Chief executive survey sees slower growth in second half

Chief executive survey sees slower growth in second half

Thailand’s economic growth is expected to expand at a slower pace in the second half of this year. (Photo by Patipat Janthong)
Thailand’s economic growth is expected to expand at a slower pace in the second half of this year. (Photo by Patipat Janthong)

Thailand’s economic growth is expected to expand at a slower pace in the second half, with a downward trajectory anticipated for each business segment, according to the latest chief executive survey.

The economy is expected to expand by 2-3% propelled by domestic drivers such as the fiscal policy, public spending, domestic political stability and tourism expansion, said the latest survey by the Stock Exchange of Thailand (SET).

Slower economic growth, the Sino-US trade dispute, the baht’s appreciation and flagging exports are factors having an adverse effect on Thailand’s economic growth outlook, with 85% of surveyed chief executives pointing out the trade dispute is a negative event, said SET senior executive vice-president Soraphol Tulayasathien.

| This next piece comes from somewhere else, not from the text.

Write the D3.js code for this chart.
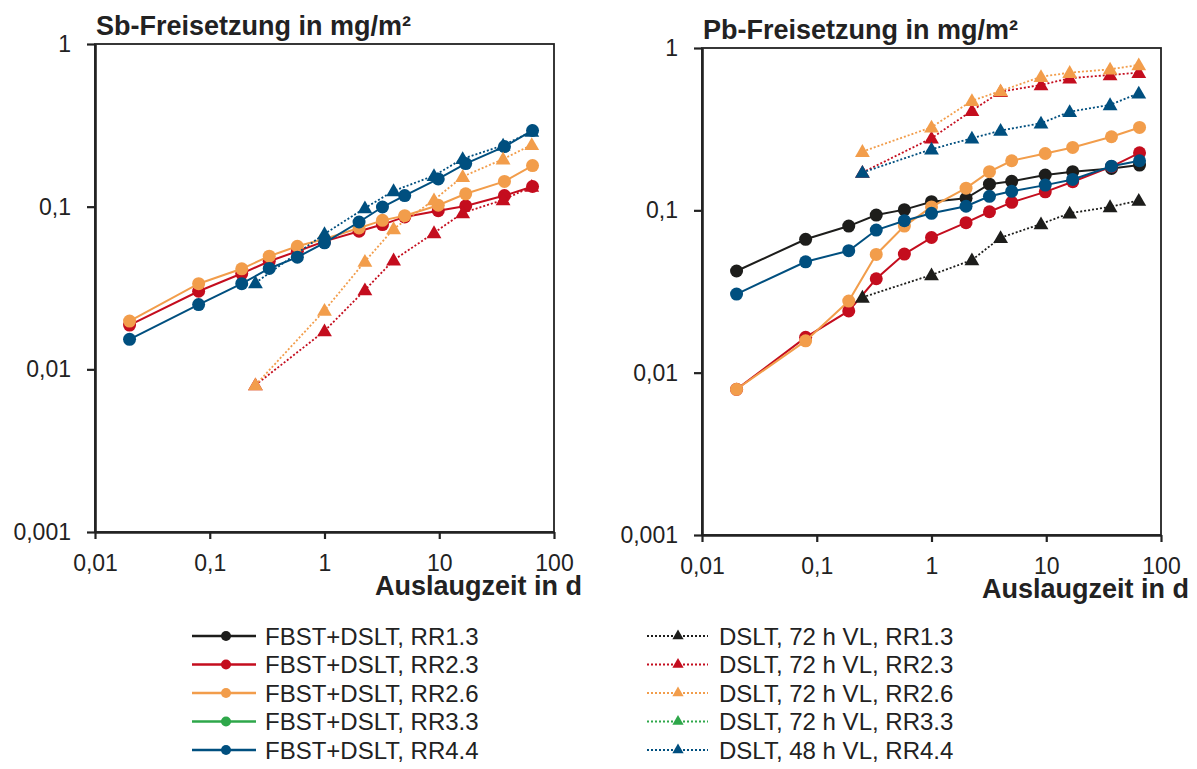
<!DOCTYPE html>
<html lang="de">
<head>
<meta charset="UTF-8">
<title>Sb- und Pb-Freisetzung</title>
<script src="https://d3js.org/d3.v7.min.js"></script>
<style>
    body { margin: 0; background: #fff; }
    svg text { font-family: "Liberation Sans", Arial, sans-serif; fill: #222; }
    .tick text { font-size: 23px; }
    .panel-title, .x-title { font-size: 27px; font-weight: bold; }
    .legend text { font-size: 24px; }
</style>
</head>
<body>
<svg id="chart" width="1197" height="769"></svg>
<script>
// time axis (days)
const tFbst = [0.02, 0.08, 0.19, 0.33, 0.58, 1, 2, 3.2, 5, 9.8, 17, 37, 65];
const tDslt = [0.25, 1, 2.25, 4, 9, 16, 36, 64];

const xTicks = [0.01, 0.1, 1, 10, 100];
const yTicks = [0.001, 0.01, 0.1, 1];

// Sb release, mg/m²
const sbFbst23 = [0.0187, 0.0302, 0.0388, 0.0462, 0.0532, 0.0612, 0.0706, 0.0776, 0.0865, 0.0945, 0.101, 0.117, 0.133];
const sbFbst26 = [0.0198, 0.0336, 0.0415, 0.0496, 0.0571, 0.0633, 0.074, 0.0824, 0.088, 0.102, 0.12, 0.143, 0.179];
const sbFbst44 = [0.0153, 0.025, 0.0336, 0.0417, 0.0489, 0.0599, 0.0805, 0.0995, 0.117, 0.148, 0.184, 0.234, 0.294];
const sbDslt23 = [0.008, 0.0172, 0.0307, 0.0469, 0.069, 0.0915, 0.110, 0.133];
const sbDslt26 = [0.008, 0.023, 0.046, 0.073, 0.110, 0.153, 0.196, 0.240];
const sbDslt44 = [0.034, 0.068, 0.098, 0.125, 0.155, 0.197, 0.238, 0.29];

// Pb release, mg/m²
const pbFbst13 = [0.0423, 0.0663, 0.080, 0.0935, 0.101, 0.113, 0.1186, 0.145, 0.151, 0.165, 0.173, 0.181, 0.19];
const pbFbst23 = [0.0079, 0.0165, 0.024, 0.0379, 0.0538, 0.068, 0.084, 0.098, 0.112, 0.130, 0.150, 0.186, 0.226];
const pbFbst26 = [0.0079, 0.0157, 0.0276, 0.0535, 0.080, 0.105, 0.137, 0.173, 0.202, 0.224, 0.244, 0.284, 0.324];
const pbFbst44 = [0.0305, 0.0482, 0.0564, 0.0756, 0.0863, 0.0959, 0.106, 0.122, 0.131, 0.143, 0.155, 0.187, 0.202];
const pbDslt13 = [0.0291, 0.040, 0.0494, 0.0678, 0.0824, 0.096, 0.105, 0.115];
const pbDslt23 = [0.171, 0.278, 0.411, 0.538, 0.592, 0.651, 0.682, 0.705];
const pbDslt26 = [0.230, 0.325, 0.473, 0.543, 0.665, 0.705, 0.739, 0.786];
const pbDslt44 = [0.171, 0.238, 0.278, 0.310, 0.344, 0.405, 0.446, 0.526];

const legendLeft = ["FBST+DSLT, RR1.3", "FBST+DSLT, RR2.3", "FBST+DSLT, RR2.6", "FBST+DSLT, RR3.3", "FBST+DSLT, RR4.4"];
const legendRight = ["DSLT, 72 h VL, RR1.3", "DSLT, 72 h VL, RR2.3", "DSLT, 72 h VL, RR2.6", "DSLT, 72 h VL, RR3.3", "DSLT, 48 h VL, RR4.4"];

const colors = {
    rr13: "#1d1d1b",
    rr23: "#c40d1e",
    rr26: "#f29d4b",
    rr33: "#2ea74a",
    rr44: "#004f7f"
};
const legendColors = [colors.rr13, colors.rr23, colors.rr26, colors.rr33, colors.rr44];

const svg = d3.select("#chart");
const fmt = d => String(d).replace(".", ",");
const triangle = d3.symbol().type(d3.symbolTriangle);

function drawPanel(p) {
    let x = d3.scaleLog().domain([0.01, 100]).range([p.left, p.right]);
    let y = d3.scaleLog().domain([0.001, 1]).range([p.bottom, p.top]);
    let g = svg.append("g");

    // frame (top/right)
    g.append("rect")
        .attr("x", p.left).attr("y", p.top)
        .attr("width", p.right - p.left).attr("height", p.bottom - p.top)
        .attr("fill", "none").attr("stroke", "#222").attr("stroke-width", 1.8);

    let yAxis = g.append("g")
        .attr("transform", "translate(" + p.left + ",0)")
        .call(d3.axisLeft(y).tickValues(yTicks).tickFormat(fmt).tickSize(8).tickSizeOuter(0).tickPadding(16));
    let xAxis = g.append("g")
        .attr("transform", "translate(0," + p.bottom + ")")
        .call(d3.axisBottom(x).tickValues(xTicks).tickFormat(fmt).tickSize(7).tickSizeOuter(0).tickPadding(16));
    [xAxis, yAxis].forEach(a => {
        a.select(".domain").attr("stroke", "#222").attr("stroke-width", 2.6);
        a.selectAll(".tick line").attr("stroke", "#222").attr("stroke-width", 2.2);
        a.selectAll(".tick text").attr("fill", "#222");
    });

    g.append("text").attr("class", "panel-title")
        .attr("x", p.left + 1).attr("y", p.top - 9)
        .text(p.title);
    g.append("text").attr("class", "x-title")
        .attr("x", p.right + 28).attr("y", p.bottom + 63)
        .attr("text-anchor", "end")
        .text("Auslaugzeit in d");

    let line = d3.line().x(d => x(d[0])).y(d => y(d[1]));

    // solid series with circles
    p.fbst.forEach(s => {
        let pts = tFbst.map((t, i) => [t, s.values[i]]);
        g.append("path").datum(pts).attr("d", line)
            .attr("fill", "none").attr("stroke", s.color).attr("stroke-width", 2);
        g.selectAll(null).data(pts).enter().append("circle")
            .attr("cx", d => x(d[0])).attr("cy", d => y(d[1])).attr("r", 6.5)
            .attr("fill", s.color);
    });

    // dotted series with triangles
    p.dslt.forEach(s => {
        let pts = tDslt.map((t, i) => [t, s.values[i]]);
        g.append("path").datum(pts).attr("d", line)
            .attr("fill", "none").attr("stroke", s.color).attr("stroke-width", 1.8)
            .attr("stroke-dasharray", "2,2");
        g.selectAll(null).data(pts).enter().append("path")
            .attr("d", triangle.size(95))
            .attr("transform", d => "translate(" + x(d[0]) + "," + (y(d[1]) + 1) + ")")
            .attr("fill", s.color);
    });
}

drawPanel({
    left: 95, right: 554, top: 44, bottom: 532,
    title: "Sb-Freisetzung in mg/m²",
    fbst: [
        {color: colors.rr23, values: sbFbst23},
        {color: colors.rr26, values: sbFbst26},
        {color: colors.rr44, values: sbFbst44}
    ],
    dslt: [
        {color: colors.rr23, values: sbDslt23},
        {color: colors.rr26, values: sbDslt26},
        {color: colors.rr44, values: sbDslt44}
    ]
});

drawPanel({
    left: 702, right: 1161, top: 48, bottom: 535,
    title: "Pb-Freisetzung in mg/m²",
    fbst: [
        {color: colors.rr13, values: pbFbst13},
        {color: colors.rr23, values: pbFbst23},
        {color: colors.rr26, values: pbFbst26},
        {color: colors.rr44, values: pbFbst44}
    ],
    dslt: [
        {color: colors.rr13, values: pbDslt13},
        {color: colors.rr23, values: pbDslt23},
        {color: colors.rr26, values: pbDslt26},
        {color: colors.rr44, values: pbDslt44}
    ]
});

// legend
let legend = svg.append("g").attr("class", "legend");
let rowY = d3.scalePoint().domain(d3.range(5)).range([636, 750]);

let leftItems = legend.selectAll(".leg-l").data(legendLeft).enter()
    .append("g").attr("class", "leg-l")
    .attr("transform", (d, i) => "translate(0," + rowY(i) + ")");
leftItems.append("line").attr("x1", 192).attr("x2", 256)
    .attr("stroke", (d, i) => legendColors[i]).attr("stroke-width", 2.5);
leftItems.append("circle").attr("cx", 226).attr("r", 5)
    .attr("fill", (d, i) => legendColors[i]);
leftItems.append("text").attr("x", 265).attr("dy", "0.36em").text(d => d);

let rightItems = legend.selectAll(".leg-r").data(legendRight).enter()
    .append("g").attr("class", "leg-r")
    .attr("transform", (d, i) => "translate(0," + rowY(i) + ")");
rightItems.append("line").attr("x1", 647).attr("x2", 708)
    .attr("stroke", (d, i) => legendColors[i]).attr("stroke-width", 1.8)
    .attr("stroke-dasharray", "2,2");
rightItems.append("path").attr("d", d3.symbol().type(d3.symbolTriangle).size(55))
    .attr("transform", "translate(678,0)")
    .attr("fill", (d, i) => legendColors[i]);
rightItems.append("text").attr("x", 719).attr("dy", "0.36em").text(d => d);
</script>
</body>
</html>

The survey involved chief executives of 118 SET-listed companies, which represent 46% of the bourse’s total market capitalisation.

For export projections in the last six months of 2019, 36% of those surveyed expect the performance to remain unchanged, 33% think the shipment performance will worsen and 31% anticipate an improvement.

Most surveyed chief executives have greater concerns about consumers’ purchasing power, which is one of the main attributes driving the economic engine, and are increasingly worried about the economic conditions of Thailand’s trading partners, said Mr Soraphol.

Thailand’s economy grew by 2.8% and 2.3% year-on-year in the first and second quarters, respectively. Full-year growth is forecast to arrive at 3% this year, boosted by the government’s recent stimulus package amid dwindling exports and lacklustre private consumption.

Some 42% of chief executives believe their business segments will deteriorate in line with the slower pace of economic growth in the second half, while 31% anticipate an improvement in business performance to continue from the first half into the second.

A full 27% anticipate no change in the performance of their business segments.

The surveyed chief executives project an investment outlook for the next 12 months to remain unchanged as they are adopting a wait-and-see mode for a clearer outlook on economic growth.

But 50% of those surveyed plan to expand their investments overseas, especially neighbouring countries.